DUSSELDORF, Germany-VMI Epe Holland B.V. plans to begin making tire building machinery at its VMI Americas Inc. subsidiary next year, and is more than doubling the size of the Stow, Ohio, facility to accommodate the added production.
The company also is in the final stages of negotiation on a manufacturing venture in China, and is teaming up with extruder manufacturer Hermann Berstorff Maschinenbau GmbH to develop a tire building system that will extrude components directly onto the tire in progress.
VMI is adding nearly 26,000 square feet to the seven-year-old VMI Americas facility in Stow, where it currently makes breaker cutters and other ancillary equipment. The firm declined to divulge the investment.
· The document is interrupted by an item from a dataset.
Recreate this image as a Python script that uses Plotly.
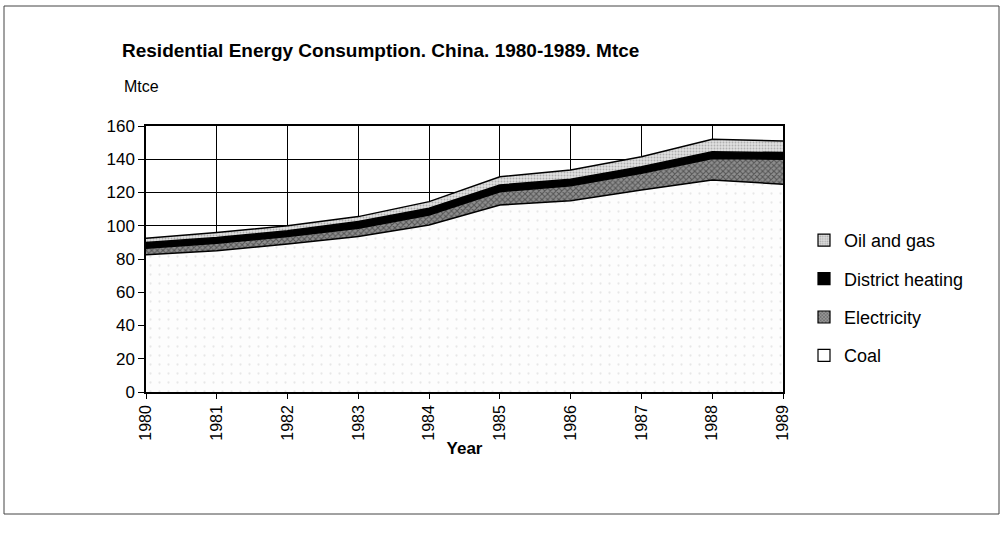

In China, VMI is clarifying final details on a joint venture agreement with Yantai Machinery Co. in Yantai for the production of single stage tire building machines for radial tires.
VMI intends to hold 60 percent of the venture, Yantai VMI Machinery, which is expected to be operational almost immediately in existing facilities; a new manufacturing plant is planned, however, said VMI Managing Director J.J. Spanjer. Initially the unit will be supplying equipment to Goodyear Dalian, but eventually could be a source of equipment for other southeast Asian markets, Spanjer said.
VMI will supply key components from the Netherlands, but the intent is to have the majority of the work done in Yantai.
Separately, VMI and Berstorff have agreed to cooperate on the development of equipment that represents the next generation of tire building technology. This concept, which would eliminate the need for semi-finished components such as treads, sidewalls, or even innerliners, is at the heart of the much-vaunted ``C3M'' building system developed by Groupe Michelin.
The number one goal of the technology is to increase productivity and flexibility, VMI said, which will lead to lower cost per tire. Direct extrusion onto a tire casing (in a toroidal, or inflated state) would more likely than not involve a form of strip winding, which in turn would increase uniformity by virtually eliminating splices, sources said.
VMI and Berstorff anticipate having a demonstration unit for truck tires ready by mid-1996, with a passenger car tire unit to follow, perhaps by year's end 1996, according to VMI.